В Одессе я посещал кино. Однажды я пошел туда с доктором Г Шел фильм «Жизнь родине - честь никому». Прекрасный патриотический фильм, произведший большое впечатление. Доктор Г. сказал: «Вот как надо действовать на психику публики!» Увы, там, где уже угасла честь, ее не воскресишь фильмом. Я часто сравнивал себя с кинематографическим аппаратом, ибо я мало переживал то, что видел. Ничем я уже не дорожил и все считал потерянным.

В Одессе мы как-то сделали первый подсчет: из 36 человек, вышедших вместе с моим братом из Чернигова, осталось всего двенадцать. Остальные погибли: вымерли от тифа, пропали без вести, убиты бандитами. Разные были и сами спутники. Шел с нами и некий молодой человек, которому впоследствии выпала не вполне почетная роль левого руководителя зарубежной молодежи. Он ловко уклонялся от участия в боевых действиях. Идеология его была сумбурная. Он тяготел к украинцам петлюровского толка. Его фразеология была странная, и непонятно было, почему он уходил от большевиков.
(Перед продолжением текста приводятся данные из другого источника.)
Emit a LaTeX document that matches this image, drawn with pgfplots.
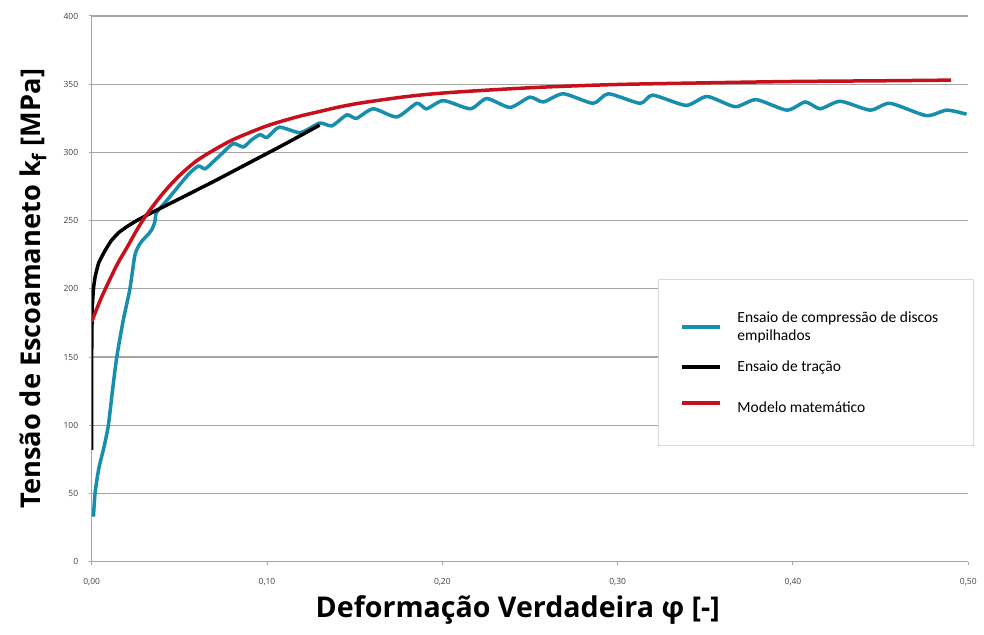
\documentclass[border=0pt]{standalone}
\usepackage{fontspec}
\usepackage{pgfplots}
\pgfplotsset{compat=1.18}
\setmainfont{Open Sans}
\newfontfamily\labelfont{Open Sans}
\newfontfamily\legfont{Carlito}
\definecolor{cblue}{RGB}{23,142,173}
\definecolor{cred}{RGB}{200,16,28}
\definecolor{cgrid}{RGB}{165,165,165}
\begin{document}
\begin{tikzpicture}
\useasboundingbox (-91.7pt,-72.3pt) rectangle (892.3pt,561.7pt);
\begin{axis}[
  scale only axis,
  width=876.6pt, height=545.7pt,
  xmin=0, xmax=0.5, ymin=0, ymax=400,
  axis lines=left,
  axis line style={-, cgrid, line width=1.2pt},
  xtick={0,0.1,0.2,0.3,0.4,0.5},
  ytick={0,50,100,150,200,250,300,350,400},
  tick align=outside,
  major tick length=3pt,
  tick style={cgrid, line width=1pt},
  ymajorgrids,
  grid style={cgrid, line width=1.3pt},
  xticklabel style={font=\fontsize{8.5}{9}\selectfont, text=black!75, yshift=-10pt},
  yticklabel style={font=\fontsize{8.5}{9}\selectfont, text=black!75, xshift=-7pt},
  /pgf/number format/assume math mode=true,
  x tick label style={/pgf/number format/.cd, fixed, fixed zerofill, precision=2, use comma},
  y tick label style={/pgf/number format/.cd, fixed, precision=0},
  xlabel={Deformação Verdadeira φ [-]},
  ylabel={Tensão de Escoamaneto k\textsubscript{f} [MPa]},
  xlabel style={font=\labelfont\bfseries\fontsize{28.6}{32}\selectfont, at={(axis description cs:0.486,-0.0885)}, anchor=center},
  ylabel style={font=\labelfont\bfseries\fontsize{27.2}{32}\selectfont, at={(axis description cs:-0.067,0.5)}, anchor=center},
  legend cell align=left,
  legend style={at={(rel axis cs:0.646,0.518)}, anchor=north west,
    draw=black!15, line width=1pt, fill=white,
    inner xsep=22pt, inner ysep=30pt,
    font=\legfont\fontsize{15.5}{18}\selectfont,
    cells={align=left},
    row sep=15pt, column sep=13pt},
  legend image code/.code={\draw[#1, line width=4pt] (0pt,0pt) -- (38pt,0pt);},
]
\addplot[cblue, line width=3.5pt, smooth, tension=0.4] coordinates {
(0.0010,33) (0.0019,50) (0.0040,68) (0.0070,84) (0.0095,100) (0.0120,127)
(0.0143,150) (0.0180,177) (0.0218,200) (0.0247,225) (0.0280,234) (0.0323,240)
(0.0345,244) (0.0360,249) (0.0370,256) (0.0430,265) (0.0500,276) (0.0560,285)
(0.0610,290) (0.0647,288) (0.0700,294) (0.0750,300) (0.0808,306.5) (0.0865,304)
(0.0910,309) (0.0960,313) (0.1000,311) (0.1070,318.5) (0.1190,314.5) (0.1300,321.5)
(0.1370,319.5) (0.1455,327.5) (0.1510,325) (0.1606,332) (0.1740,326) (0.1854,336)
(0.1910,332) (0.2006,338) (0.2160,332) (0.2253,339.5) (0.2386,333) (0.2499,340.5)
(0.2576,337) (0.2690,343) (0.2860,336) (0.2947,343) (0.3128,336) (0.3200,342)
(0.3390,334.5) (0.3510,341) (0.3670,333.5) (0.3790,338.7) (0.3965,331) (0.4070,337)
(0.4155,332) (0.4270,337.5) (0.4440,331) (0.4554,336) (0.4760,327) (0.4877,331)
(0.4990,328)
};
\addlegendentry{Ensaio de compressão de discos\rule{11pt}{0pt}\\empilhados}
\addplot[black, line width=3.5pt, smooth, tension=0.3] coordinates {
(0.0000,82) (0.0000,150) (0.0003,185) (0.0010,200) (0.0020,209) (0.0040,219)
(0.0076,228) (0.0110,235) (0.0152,241) (0.0200,245.5) (0.0250,249.5) (0.0300,253)
(0.0360,257) (0.0500,266) (0.0700,279) (0.0900,292.5) (0.1100,306) (0.1300,320)
};
\addlegendentry{Ensaio de tração}
\addplot[cred, line width=3.5pt, smooth] coordinates {
(0.000,176) (0.005,192) (0.010,206) (0.015,219) (0.020,230) (0.029,250)
(0.040,269) (0.050,283) (0.060,294) (0.070,302) (0.080,309) (0.090,314.5)
(0.100,319.5) (0.110,323.5) (0.120,327) (0.130,330) (0.140,333) (0.150,335.5)
(0.160,337.5) (0.180,341) (0.200,343.5) (0.230,346) (0.260,348) (0.300,349.8)
(0.350,351) (0.400,352) (0.450,352.5) (0.490,353)
};
\addlegendentry{\rule[-4pt]{0pt}{24pt}Modelo matemático}
\end{axis}
\end{tikzpicture}
\end{document}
Картина города перед занятием его большевиками была всегда одна и та же. Люди приготовлялись к тому, чтобы скрываться. Запасались подложными документами и переодевались, рассеивались среди населения. Состояние хронической паники овладело всеми. Люди вместо того, чтобы защищаться, покорно гибли, и их убивали, как скот, без сопротивления, даже без мольбы о пощаде. Прекрасно организованная еврейская молодежь на выбор расстреливала офицерство и знала момент, когда надо выступить.

Когда люди эвакуировались, они тащили с собой вещи. Я рассуждал проще: «С собой на тот свет ничего не повезешь» - и без всякого сожаления бросал все свои вещи. О деньгах не заботился. Вспомнил об этом потому, что, когда пишу эти строки, передо мной лежит письмо моего начальника генерала Розалион-Сошальского от 19 апреля 1922 года, уже в эмиграции. «Знаю хорошо, что у вас эта сторона натуры вашей (забота о получении жалованья и всего, что полагается) преступно слаба. Помню, как следил за вами, чтобы получили от казначея все, вам причитающееся». Действительно, я многого раньше не получил, как, например, жалованья, за все время службы в Кинбурнском полку. И все же я скажу, что не стоит во время этих катастроф много заботиться о житейских благах: все равно покрадут, да еще, пожалуй, подстрелят за хорошую шинель или сапоги. Если же получишь новые вещи, их надо сейчас же надеть на себя и бросить старые. Иначе все равно ими воспользуется другой.